I Braccio Serlenga sono in 5. “Nel 1994 presi in affitto una casa in Via Catalano, dove pagavo il corrispettivo di 150 euro. Ho pagato per 11 anni, ma poi mio marito perse il lavoro e ci sfrattarono. Si liberò un altro alloggio vicino e fummo messi lì, dopo tanti colloqui con l’assessore dell’epoca e con gli uffici dei servizi sociali. In epoca Ciliberti ci fecero i lavori di assestamento e mi diedero l’assegnazione temporanea. La Costituzione dice che ogni famiglia ha diritto ad un alloggio”.

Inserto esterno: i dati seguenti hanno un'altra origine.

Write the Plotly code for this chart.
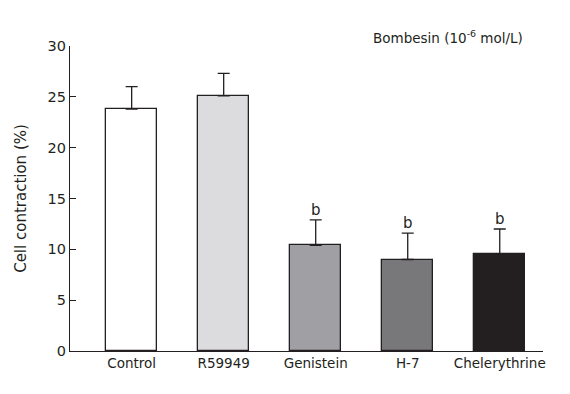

I Cupo vivono in una strettoia, in Vico Solitario. “La mia famiglia è composta da due maggiorenni- spiega Alex- due minorenni e un bimbo in arrivo. Abbiamo la residenza qui io e mio figlio più grande dal 2013 e nel 2014 è nato il mio primo figlio, ma mia moglie all’epoca minorenne non ha avuto la residenza. Dal 2014 abitiamo insieme nel pianoterra. Un mese fa ci arriva la lettera di sgombero, ci vogliono far uscire per un progetto che c’è, ma noi non avendo reddito e avendo bambini piccoli con me che sono invalido al 75% dove andiamo? Insieme alle altre famiglie stiamo lottando per rimanere, non possiamo uscire senza la garanzia di una sistemazione, non possono buttarci fuori”.

Alcuni come Biagia disabile vivono in Via Catalano da circa 30 anni.

“Abbiamo ottenuto questa abitazione dal Comune perché ero orfano, mia madre era malata e sottoposta a emodialisi e io facevo lavoretti sporadici, che non mi permettevano di pagare un affitto. Nel 2012 anch’io mi sono ammalato e sono inabile al lavoro. Aggiungo che ci fu assegnato un alloggio allo Sper anziani, ma al sopraggiungere della morte di mia madre, 2 mesi prima dell’assegnazione mi è stata negata, perché non avevo ancora compiuto 65 anni”.